Dans ce cadre, l’anonymat des personnes pourra être levé si ce siphonnage détecte une possible menace terroriste. Pour couronner le tout, les opérateurs seraient soumis à de nouvelles obligations pour aider au déchiffrement des données, alors que la récente loi contre le terrorisme a déjà dépoussiéré ce secteur. En tout cas, leurs locaux pourront être visités par la CNCTR.

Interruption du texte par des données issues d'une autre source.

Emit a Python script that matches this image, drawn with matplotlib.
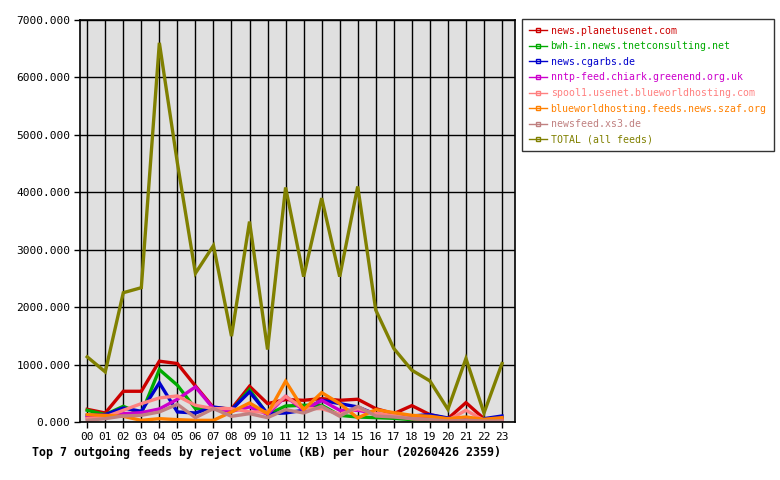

La CNCIS est morte, vive la CNCTR
CNCTR ? Le projet de loi prévoit en effet de remplacer l’actuelle commission nationale des interceptions de sécurité (CNCIS) par la commission nationale de contrôle des techniques du renseignement. On y trouvera des magistrats, des ingénieurs, des juristes, informaticiens, cryptographes. Elle pourra recommander - mais non ordonner - l’arrêt de la mise en œuvre d’une technique jugée irrégulière. Et si sa demande reste sans effet, le Conseil d’État sera saisi, mais uniquement si la majorité absolue (50 % +1) des membres de la CNCTR le décide. Enfin, toute personne « justifiant d’un intérêt direct et personnel d’une enquête relative à la mise en place des techniques de renseignement » pourra elle aussi saisir la haute juridiction. On se demande cependant si ce levier est bien réaliste, ces mesures étant par nature très secrètes.